The strengths of our review include the comprehensive search for eligible studies, the systemic and explicit application of eligibility criteria, the careful consideration of study quality, and the rigorous analytical approach. However, our review is limited by the methodological quality of the original studies (Table 2). First, only two of the included studies reported an adequate technique for randomized allocation [22], [24]. Second, early discontinuance of lenalidomide maintenance therapy based on an increased incidence of adverse events may influence the statistical power of therapeutic outcomes [23], [25]. Finally, population characteristics, crossover designs with the probable risk of inadequate washout period, differing lenalidomide schedules and dosages, and use of concomitant drugs may have resulted in a somewhat speculative interpretation of our analysis. Also, patients' ages in the included studies ranged from 22 to 91 years, and efficacy in older individuals is not necessarily the same as in younger individuals. Separate subgroup analysis should be done for older vs. younger adults, but the data needed to conduct subgroup analysis could not be extracted from the studies. Further, because the seven trials we reviewed compared lenalidomide therapy with placebo, and not with thalidomide, no conclusion can be made regarding lenalidomide as first-line treatment over thalidomide.

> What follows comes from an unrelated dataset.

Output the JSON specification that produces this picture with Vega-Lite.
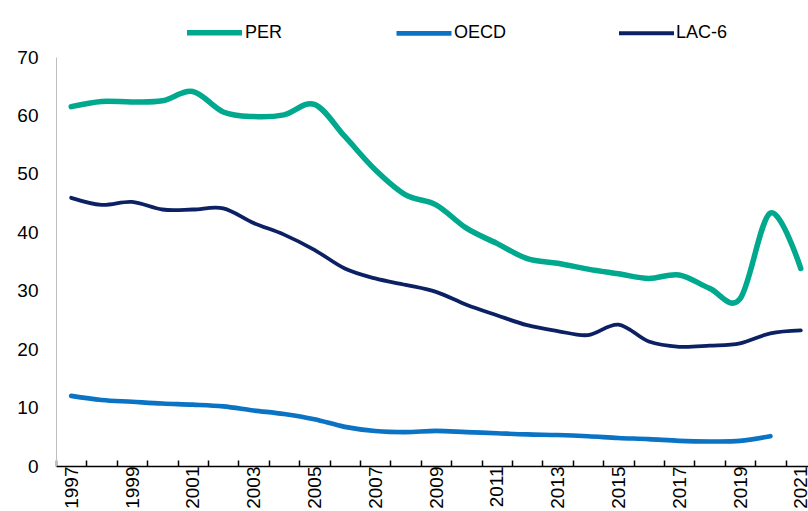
{
  "$schema": "https://vega.github.io/schema/vega-lite/v6.json",
  "width": 752,
  "height": 409,
  "autosize": "none",
  "padding": {"left": 56, "top": 57, "right": 0, "bottom": 45},
  "background": "white",
  "config": {
    "view": {"stroke": null},
    "font": "Liberation Sans Narrow, Liberation Sans, Arial Narrow, sans-serif"
  },
  "data": {
    "values": [
      {"year": 1997, "series": "PER", "value": 61.5},
      {"year": 1998, "series": "PER", "value": 62.4},
      {"year": 1999, "series": "PER", "value": 62.3},
      {"year": 2000, "series": "PER", "value": 62.5},
      {"year": 2001, "series": "PER", "value": 64.1},
      {"year": 2002, "series": "PER", "value": 60.6},
      {"year": 2003, "series": "PER", "value": 59.8},
      {"year": 2004, "series": "PER", "value": 60.1},
      {"year": 2005, "series": "PER", "value": 61.9},
      {"year": 2006, "series": "PER", "value": 56.4},
      {"year": 2007, "series": "PER", "value": 50.7},
      {"year": 2008, "series": "PER", "value": 46.4},
      {"year": 2009, "series": "PER", "value": 44.7},
      {"year": 2010, "series": "PER", "value": 40.7},
      {"year": 2011, "series": "PER", "value": 38.1},
      {"year": 2012, "series": "PER", "value": 35.5},
      {"year": 2013, "series": "PER", "value": 34.7},
      {"year": 2014, "series": "PER", "value": 33.7},
      {"year": 2015, "series": "PER", "value": 32.9},
      {"year": 2016, "series": "PER", "value": 32.1},
      {"year": 2017, "series": "PER", "value": 32.7},
      {"year": 2018, "series": "PER", "value": 30.4},
      {"year": 2019, "series": "PER", "value": 28.6},
      {"year": 2020, "series": "PER", "value": 43.3},
      {"year": 2021, "series": "PER", "value": 33.8},
      {"year": 1997, "series": "OECD", "value": 12.0},
      {"year": 1998, "series": "OECD", "value": 11.3},
      {"year": 1999, "series": "OECD", "value": 11.0},
      {"year": 2000, "series": "OECD", "value": 10.7},
      {"year": 2001, "series": "OECD", "value": 10.5},
      {"year": 2002, "series": "OECD", "value": 10.2},
      {"year": 2003, "series": "OECD", "value": 9.5},
      {"year": 2004, "series": "OECD", "value": 8.9},
      {"year": 2005, "series": "OECD", "value": 8.0},
      {"year": 2006, "series": "OECD", "value": 6.7},
      {"year": 2007, "series": "OECD", "value": 6.0},
      {"year": 2008, "series": "OECD", "value": 5.8},
      {"year": 2009, "series": "OECD", "value": 6.0},
      {"year": 2010, "series": "OECD", "value": 5.8},
      {"year": 2011, "series": "OECD", "value": 5.6},
      {"year": 2012, "series": "OECD", "value": 5.4},
      {"year": 2013, "series": "OECD", "value": 5.3},
      {"year": 2014, "series": "OECD", "value": 5.1},
      {"year": 2015, "series": "OECD", "value": 4.8},
      {"year": 2016, "series": "OECD", "value": 4.6},
      {"year": 2017, "series": "OECD", "value": 4.3},
      {"year": 2018, "series": "OECD", "value": 4.2},
      {"year": 2019, "series": "OECD", "value": 4.3},
      {"year": 2020, "series": "OECD", "value": 5.1},
      {"year": 1997, "series": "LAC-6", "value": 45.9},
      {"year": 1998, "series": "LAC-6", "value": 44.7},
      {"year": 1999, "series": "LAC-6", "value": 45.2},
      {"year": 2000, "series": "LAC-6", "value": 43.9},
      {"year": 2001, "series": "LAC-6", "value": 43.9},
      {"year": 2002, "series": "LAC-6", "value": 44.1},
      {"year": 2003, "series": "LAC-6", "value": 41.6},
      {"year": 2004, "series": "LAC-6", "value": 39.6},
      {"year": 2005, "series": "LAC-6", "value": 37.0},
      {"year": 2006, "series": "LAC-6", "value": 33.8},
      {"year": 2007, "series": "LAC-6", "value": 32.1},
      {"year": 2008, "series": "LAC-6", "value": 31.0},
      {"year": 2009, "series": "LAC-6", "value": 29.8},
      {"year": 2010, "series": "LAC-6", "value": 27.6},
      {"year": 2011, "series": "LAC-6", "value": 25.8},
      {"year": 2012, "series": "LAC-6", "value": 24.1},
      {"year": 2013, "series": "LAC-6", "value": 23.1},
      {"year": 2014, "series": "LAC-6", "value": 22.4},
      {"year": 2015, "series": "LAC-6", "value": 24.2},
      {"year": 2016, "series": "LAC-6", "value": 21.3},
      {"year": 2017, "series": "LAC-6", "value": 20.4},
      {"year": 2018, "series": "LAC-6", "value": 20.6},
      {"year": 2019, "series": "LAC-6", "value": 21.0},
      {"year": 2020, "series": "LAC-6", "value": 22.7},
      {"year": 2021, "series": "LAC-6", "value": 23.2}
    ]
  },
  "mark": {"type": "line", "interpolate": "cardinal", "strokeCap": "round", "strokeJoin": "round"},
  "encoding": {
    "x": {
      "field": "year",
      "type": "ordinal",
      "bandPosition": 0.5,
      "scale": {"type": "band", "paddingInner": 0, "paddingOuter": 0, "range": [0, 760]},
      "axis": {
        "title": null,
        "domainColor": "#000000",
        "domainWidth": 1.5,
        "tickColor": "#000000",
        "tickWidth": 1.5,
        "tickSize": -6,
        "tickBand": "extent",
        "labelAngle": 270,
        "labelAlign": "right",
        "labelBaseline": "middle",
        "labelPadding": 6,
        "labelFontSize": 19,
        "labelColor": "#000000",
        "labelExpr": "datum.value % 2 == 1 ? datum.label : ''"
      }
    },
    "y": {
      "field": "value",
      "type": "quantitative",
      "scale": {"domain": [0, 70], "nice": false, "zero": true},
      "axis": {
        "title": null,
        "values": [0, 10, 20, 30, 40, 50, 60, 70],
        "grid": false,
        "ticks": false,
        "domainColor": "#BFBFBF",
        "domainWidth": 1,
        "labelPadding": 18,
        "labelFontSize": 19,
        "labelColor": "#000000"
      }
    },
    "color": {
      "field": "series",
      "type": "nominal",
      "scale": {"domain": ["PER", "OECD", "LAC-6"], "range": ["#00A88E", "#0A73C4", "#0B2163"]},
      "legend": {
        "title": null,
        "orient": "none",
        "legendX": 128,
        "legendY": -55,
        "direction": "horizontal",
        "symbolType": "stroke",
        "symbolSize": 3025,
        "symbolStrokeWidth": 6,
        "labelFontSize": 18,
        "labelColor": "#000000",
        "labelOffset": 0,
        "columnPadding": 104
      }
    },
    "strokeWidth": {
      "field": "series",
      "type": "nominal",
      "scale": {"domain": ["PER", "OECD", "LAC-6"], "range": [5.5, 3.8, 3.8]},
      "legend": null
    }
  }
}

In summary, the findings from our meta-analysis indicate that lenalidomide therapy significantly improves response rates and increases progression-free survival in patients with newly diagnosed MM, and those receiving previous antimyleoma therapy, but it is associated with an increased risk of a number of adverse events. Obviously, pros and cons remain on the clinical efficacy of lenalidomide as first-line treatment for MM. Essentially, while lenalidomide is an effective treatment for MM, the likely associated adverse events must be considered for each case and appropriate dose adjustments and/or prophylactic treatment initiated where possible. Further research is needed to determine optimal lenalidomide treatment regimens and combinations and the patients most likely to benefit.